La plus grave crise politique en Espagne depuis que le pays a retrouvé la démocratie en 1977 pourrait donc déboucher sur une reprise en main par le gouvernement central d’une de ses plus riches régions, où vivent 16% des Espagnols, pour éviter une déclaration d’indépendance risquant de déstabiliser l’Europe.
Madrid a donné un ultime délai, jusqu’à jeudi 10h00 (8h00 GMT) au président séparatiste de Catalogne Carles Puigdemont pour qu’il revienne à la légalité, après son refus de dire clairement lundi s’il écartait une déclaration unilatérale d’indépendance.
À défaut, « M. Puigdemont provoquera l’application de l’article 155 de la Constitution » qui permet de suspendre l’autonomie, a prévenu la numéro deux du gouvernement espagnol, Soraya Saenz de Santamaria.
« La seule chose que je demande à M. Puigdemont est qu’il agisse avec bon sens et équilibre », a aussi déclaré le chef du gouvernement conservateur Mariano Rajoy.
Mais Carles Puigdemont ne semblait pas prêt à bouger. Bien que la Catalogne soit divisée presque à parts égales sur l’indépendance, il estime que les Catalans ont conféré à leur parlement régional le « mandat » de déclarer l’indépendance, après avoir voté à 90% (et 43% de participation) en faveur de la sécession lors d’un référendum le 1er octobre.
Ce scrutin interdit et émaillé de violences policières avait été boycotté par l’opposition.
Le président séparatiste, pressé de toutes parts de temporiser, y compris par les milieux d’affaires qui constatent avec panique la fuite de centaines d’entreprises, a cependant proposé le 10 octobre de « suspendre » une éventuelle déclaration unilatérale d’indépendance.
Puis, dans une lettre adressée lundi à M. Rajoy, il a proposé de se laisser deux mois pour « dialoguer ».
Mais M. Rajoy exige que son adversaire renonce au préalable à toute intention de déclarer l’indépendance pour dialoguer, ce que Carles Puigdemont vivrait comme une « humiliation », selon son camp.
Et l’incarcération lundi à Madrid de deux figures de l’indépendantisme, Jordi Sanchez et Jordi Cuixart, a encore mis de l’huile sur le feu.
Le placement en détention de ces hommes, présidents des deux principales associations séparatistes, a entraîné des manifestations mardi soir dans toute la Catalogne de dizaines de milliers de personnes armées de bougies ou brandissant des pancartes soutenant leurs « prisonniers politiques ».
Ils sont poursuivis pour sédition, après avoir encouragé fin septembre des manifestants à bloquer la sortie d’un bâtiment où des gardes civils menaient des perquisitions, les empêchant de sortir pendant plusieurs heures.
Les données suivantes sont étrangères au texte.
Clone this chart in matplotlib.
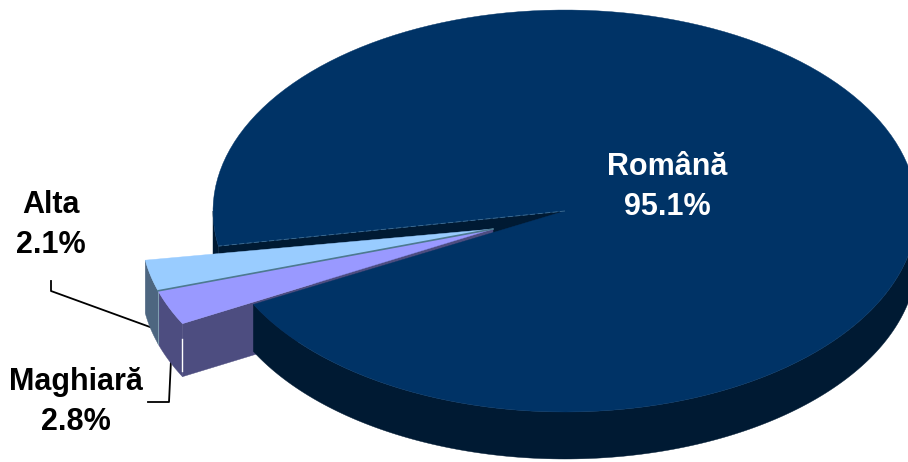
"""Exploded 3D pie of mother tongue shares, drawn by hand on a pixel canvas."""
import numpy as np
import matplotlib
matplotlib.use("Agg")
import matplotlib.pyplot as plt
from matplotlib.patches import Polygon

plt.rcParams["font.family"] = ["Liberation Sans", "DejaVu Sans"]

LABELS = ["Română", "Alta", "Maghiară"]
VALUES = [95.1, 2.1, 2.8]

W, H = 908, 462
CX, CY = 565, 211
RX, RY = 352, 201
DEPTH = 47
DEPTH_SMALL = 53  # the pulled out slices look thicker in the perspective
START = 207.7  # edge of the big slice, degrees, y up
TIP = (493, 229)  # where the small slices meet
SPREAD = [1.0, 1.19, 1.01]  # perspective stretch of each slice's sweep

TOP = {"Română": "#003366", "Alta": "#99ccff", "Maghiară": "#9999ff"}
SIDE = {"Română": "#001a33", "Alta": "#4d6680", "Maghiară": "#4d4d80"}


def arc(a0, a1, center=(CX, CY), n=160):
    ang = np.radians(np.linspace(a0, a1, n))
    x = center[0] + RX * np.cos(ang)
    y = center[1] - RY * np.sin(ang)
    return np.column_stack([x, y])


def wall(ax, pts, color, z, depth=DEPTH):
    low = pts + np.array([0, depth])
    ax.add_patch(Polygon(np.vstack([pts, low[::-1]]), closed=True,
                         fc=color, ec=color, lw=0.3, zorder=z))


fig = plt.figure(figsize=(W / 100, H / 100), dpi=100)
ax = fig.add_axes([0, 0, 1, 1])
ax.set_xlim(0, W)
ax.set_ylim(H, 0)
ax.axis("off")

sweep = np.array(VALUES) / sum(VALUES) * 360 * np.array(SPREAD)
main_end = START + sweep[0]
centre = np.array([[CX, CY]])

# big slice: cut wall behind the gap first, outer wall goes over the small slices
face = arc(START, main_end)
back_edge = np.vstack([centre, face[-1:]])
wall(ax, back_edge, SIDE["Română"], 1)
wall(ax, arc(540, main_end, n=20), SIDE["Română"], 1)
wall(ax, arc(START, 360), SIDE["Română"], 3)
ax.add_patch(Polygon(np.vstack([centre, face]), closed=True,
                     fc=TOP["Română"], ec=TOP["Română"], lw=0.3, zorder=4))
ax.plot(back_edge[:, 0], back_edge[:, 1], color="#3f6f96", lw=0.6,
        ls=(0, (6, 3)), zorder=5)

# small slices go clockwise from the big slice's start edge
tip = np.array([TIP])
a_mag1 = START + 0.4
a_mag0 = a_mag1 - sweep[2]
a_alt1 = a_mag0
a_alt0 = a_alt1 - sweep[1]

alt = arc(a_alt0, a_alt1, center=TIP, n=30)
mag = arc(a_mag0, a_mag1, center=TIP, n=30)

wall(ax, alt, SIDE["Alta"], 2, DEPTH_SMALL)
wall(ax, mag, SIDE["Maghiară"], 2, DEPTH_SMALL)
wall(ax, np.vstack([tip, mag[-1:]]), SIDE["Maghiară"], 2, DEPTH_SMALL)
ax.add_patch(Polygon(np.vstack([tip, alt]), closed=True, fc=TOP["Alta"],
                     ec=TOP["Alta"], lw=0.3, zorder=6))
ax.add_patch(Polygon(np.vstack([tip, mag]), closed=True, fc=TOP["Maghiară"],
                     ec=TOP["Maghiară"], lw=0.3, zorder=6))
split = np.vstack([tip, alt[-1:]])
ax.plot(split[:, 0], split[:, 1], color="#4d7a90", lw=1.2, zorder=7)
ax.plot(split[-1, 0] * np.ones(2), [split[-1, 1], split[-1, 1] + DEPTH_SMALL],
        color="#7f9fb0", lw=0.8, zorder=2.5)
corner = mag[-1]
ax.plot([corner[0], corner[0]], [corner[1] + 15, corner[1] + 47], color="white",
        lw=1.0, zorder=2.5)

# leader lines
ax.plot([51, 51, 150], [281, 291, 327], color="black", lw=1.3, zorder=1.5)
ax.plot([171, 169, 148], [360, 402, 402], color="black", lw=1.3, zorder=1.5)

text_kw = dict(ha="center", va="center", fontsize=22, fontweight="bold",
               linespacing=1.42, zorder=9)
ax.text(667, 187, f"{LABELS[0]}\n{VALUES[0]}%", color="white", **text_kw)
ax.text(51, 225, f"{LABELS[1]}\n{VALUES[1]}%", color="black", **text_kw)
ax.text(76, 402, f"{LABELS[2]}\n{VALUES[2]}%", color="black", **text_kw)

fig.savefig("out.png", dpi=100)
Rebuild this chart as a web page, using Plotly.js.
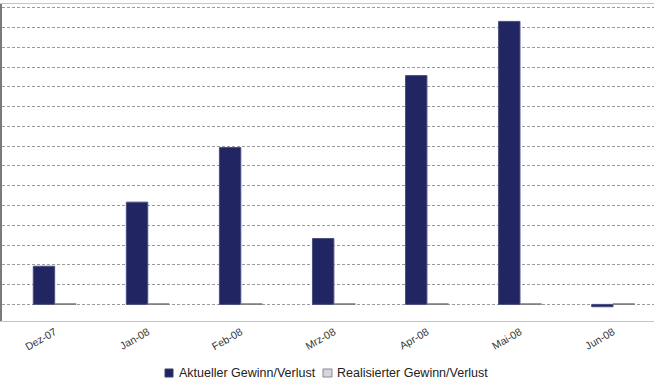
<!DOCTYPE html>
<html>
<head>
<meta charset="utf-8">
<script src="https://cdn.plot.ly/plotly-3.0.1.min.js"></script>
<style>html,body{margin:0;padding:0;background:#fff;}#chart{width:654px;height:384px;}</style>
</head>
<body>
<div id="chart"></div>
<script>
var categories = ["Dez-07", "Jan-08", "Feb-08", "Mrz-08", "Apr-08", "Mai-08", "Jun-08"];
var aktuell = [1.93, 5.17, 7.93, 3.33, 11.57, 14.31, -0.12];
var realisiert = [0.03, 0.03, 0.03, 0.03, 0.03, 0.03, 0.03];
var seriesNames = ["Aktueller Gewinn/Verlust", "Realisierter Gewinn/Verlust"];
var seriesColors = ["#212561", "#d5d5e2"];
var seriesLines = ["#4b4f82", "#7a7a7a"];

var xs = categories.map(function (c, i) { return i; });

var traces = [
  {
    type: "bar", name: seriesNames[0], x: xs, y: aktuell,
    marker: { color: seriesColors[0], line: { color: seriesLines[0], width: 1 } }
  },
  {
    type: "bar", name: seriesNames[1], x: xs, y: realisiert,
    marker: { color: seriesColors[1], line: { color: seriesLines[1], width: 1 } }
  }
];

// legend drawn manually (compact, like the original)
var legX = [[0.2500, 0.2623, 0.2684], [0.4923, 0.5061, 0.5107]];
var shapes = [], annotations = [];
for (var k = 0; k < 2; k++) {
  shapes.push({
    type: "rect", xref: "paper", yref: "paper",
    x0: legX[k][0], x1: legX[k][1], y0: -0.1767, y1: -0.1514,
    fillcolor: seriesColors[k], line: { color: k === 0 ? "#3a3e70" : "#8a8a8a", width: 1 }
  });
  annotations.push({
    xref: "paper", yref: "paper", x: legX[k][2], y: -0.165,
    xanchor: "left", yanchor: "middle", showarrow: false,
    text: seriesNames[k], font: { size: 12.5, color: "#222222" }
  });
}

var layout = {
  width: 654, height: 384,
  margin: { l: 2, r: 0, t: 4, b: 63, pad: 0 },
  paper_bgcolor: "#ffffff", plot_bgcolor: "#ffffff",
  barmode: "group", bargap: 0.54, bargroupgap: 0,
  font: { family: "Liberation Sans, Arial, sans-serif", color: "#333333" },
  showlegend: false,
  xaxis: {
    range: [-0.566, 6.44], tickmode: "array", tickvals: xs, ticktext: categories,
    tickangle: -30, tickfont: { size: 10.5, color: "#333333" },
    showgrid: false, zeroline: false, showline: true, linecolor: "#c4c4c4", linewidth: 1,
    mirror: true, ticks: "", fixedrange: true
  },
  yaxis: {
    range: [-0.84, 15.19], dtick: 1, tick0: 0, showticklabels: false,
    showgrid: true, gridcolor: "#9a9a9a", gridwidth: 1, griddash: "3px,2px",
    zeroline: false, showline: true, linecolor: "#7a7a7a", linewidth: 2, ticks: "", fixedrange: true
  },
  shapes: shapes,
  annotations: annotations
};

Plotly.newPlot("chart", traces, layout, { displayModeBar: false, staticPlot: true });
</script>
</body>
</html>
Pour les indépendantistes, ils ne faisaient que manifester pacifiquement.
Jusque-là, le gouvernement avait laissé entendre que la suspension de l’autonomie n’était pas la seule option sur la table, envisageant d’autres scénarios, notamment parce que sa mise en oeuvre est complexe.
L’article 155, qui doit être déclenché par le Sénat, permettrait au gouvernement de reprendre tout ou partie des compétences de la Catalogne.
Un sénateur du parti de M. Rajoy a expliqué mercredi à l’AFP sous couvert d’anonymat que cela devrait prendre environ une semaine, après présentation au Sénat des mesures que le gouvernement souhaite déclencher.
L’Espagne est un pays extrêmement décentralisé comptant 17 régions, les « Communautés autonomes », aux pouvoirs très étendus, en matière de santé et d’éducation notamment. La Catalogne dispose ainsi d’une police régionale, les Mossos d’Esquadra.
Le déclenchement de l’article 155 permettrait surtout, à terme, de convoquer des élections régionales pour renouveler le parlement catalan et remplacer les dirigeants actuels de manière « démocratique ».
Une mesure similaire de suspension d’autonomie avait été appliquée en 1934 après la proclamation d’un « État catalan de la république fédérale espagnole ». Celle-ci avait été suspendue par le dictateur Francisco Franco (1939-1975).
Une telle décision risque de provoquer une vive agitation en Catalogne, d’autant plus que c’est justement autour du débat sur les compétences de la région, meurtrie par l’annulation partielle en 2010 par la justice d’un statut lui conférant de très larges pouvoirs, que s’est nouée la crise actuelle.
Une crise qui secoue aussi chaque jour la planète foot, si importante en Espagne. Mercredi soir, le FC Barcelone, ouvertement favorable à l’organisation d’un référendum légal, a prévu de déployer au Camp Nou une grande banderole réclamant un dialogue.